What the exercise asks:
Where the string "this" occurs in the material below, report the whole line.

Records to process:
+ + + +

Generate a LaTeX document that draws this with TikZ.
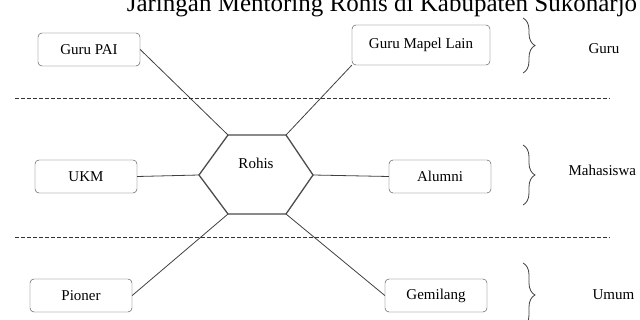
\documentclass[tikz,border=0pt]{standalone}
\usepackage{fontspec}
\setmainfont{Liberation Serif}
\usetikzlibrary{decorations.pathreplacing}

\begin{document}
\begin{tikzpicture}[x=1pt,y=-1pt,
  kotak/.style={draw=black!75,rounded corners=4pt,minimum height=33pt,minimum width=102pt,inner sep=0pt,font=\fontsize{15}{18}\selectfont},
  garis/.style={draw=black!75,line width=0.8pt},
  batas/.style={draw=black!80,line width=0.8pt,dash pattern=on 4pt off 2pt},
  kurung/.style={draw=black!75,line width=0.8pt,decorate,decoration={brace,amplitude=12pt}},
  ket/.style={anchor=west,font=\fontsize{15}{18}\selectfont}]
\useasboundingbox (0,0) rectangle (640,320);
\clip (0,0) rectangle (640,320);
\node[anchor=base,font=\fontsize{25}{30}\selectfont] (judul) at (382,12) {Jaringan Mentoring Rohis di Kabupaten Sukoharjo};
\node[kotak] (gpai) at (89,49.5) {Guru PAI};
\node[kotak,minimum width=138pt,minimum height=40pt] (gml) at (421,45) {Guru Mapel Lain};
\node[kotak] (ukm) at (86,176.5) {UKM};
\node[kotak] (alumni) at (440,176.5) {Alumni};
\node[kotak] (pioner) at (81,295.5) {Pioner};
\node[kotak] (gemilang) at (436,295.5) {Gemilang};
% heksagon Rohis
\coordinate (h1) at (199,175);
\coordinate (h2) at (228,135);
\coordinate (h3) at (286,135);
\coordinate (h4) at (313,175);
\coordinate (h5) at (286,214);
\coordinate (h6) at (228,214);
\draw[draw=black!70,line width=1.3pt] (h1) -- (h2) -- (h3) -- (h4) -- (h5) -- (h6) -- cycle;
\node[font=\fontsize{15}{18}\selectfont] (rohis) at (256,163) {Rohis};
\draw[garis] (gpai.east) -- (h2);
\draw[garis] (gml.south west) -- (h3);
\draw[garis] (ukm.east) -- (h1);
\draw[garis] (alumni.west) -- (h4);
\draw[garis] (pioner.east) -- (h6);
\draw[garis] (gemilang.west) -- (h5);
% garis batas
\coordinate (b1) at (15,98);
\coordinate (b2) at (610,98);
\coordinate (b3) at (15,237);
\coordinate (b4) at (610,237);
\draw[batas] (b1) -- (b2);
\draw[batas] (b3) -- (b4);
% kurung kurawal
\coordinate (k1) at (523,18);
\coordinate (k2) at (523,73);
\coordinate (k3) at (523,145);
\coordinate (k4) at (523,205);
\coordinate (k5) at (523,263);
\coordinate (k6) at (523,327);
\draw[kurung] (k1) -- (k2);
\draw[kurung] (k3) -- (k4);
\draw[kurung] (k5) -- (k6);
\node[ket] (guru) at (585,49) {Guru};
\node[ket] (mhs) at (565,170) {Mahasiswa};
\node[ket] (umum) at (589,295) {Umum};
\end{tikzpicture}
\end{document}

+ + + +

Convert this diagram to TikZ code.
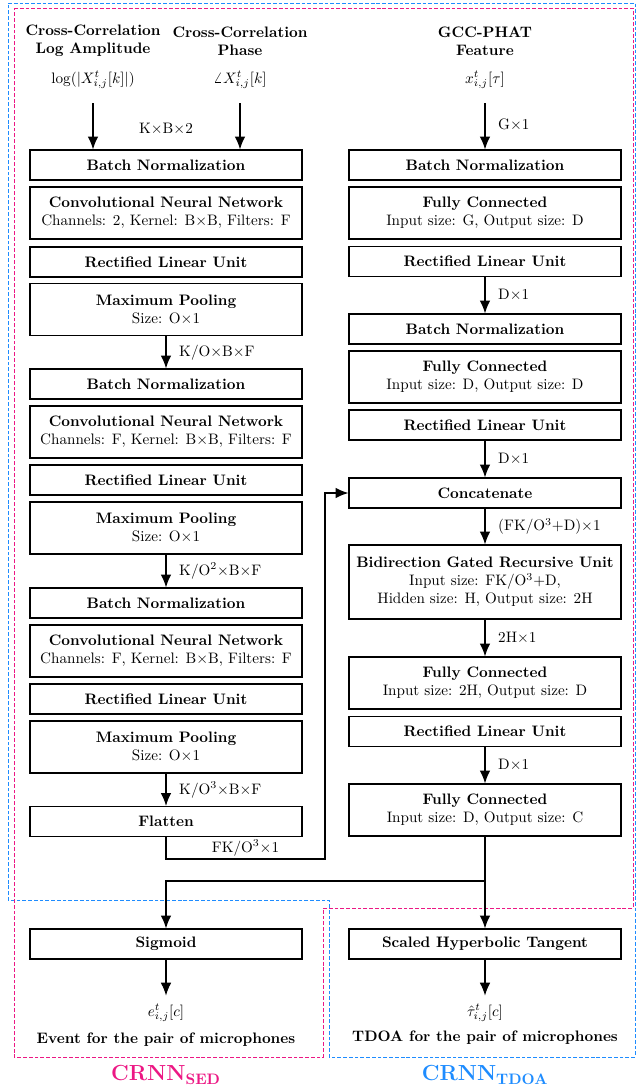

+ + + +

Solution:
Generate a LaTeX document that draws this with TikZ.
Convert this diagram to TikZ code.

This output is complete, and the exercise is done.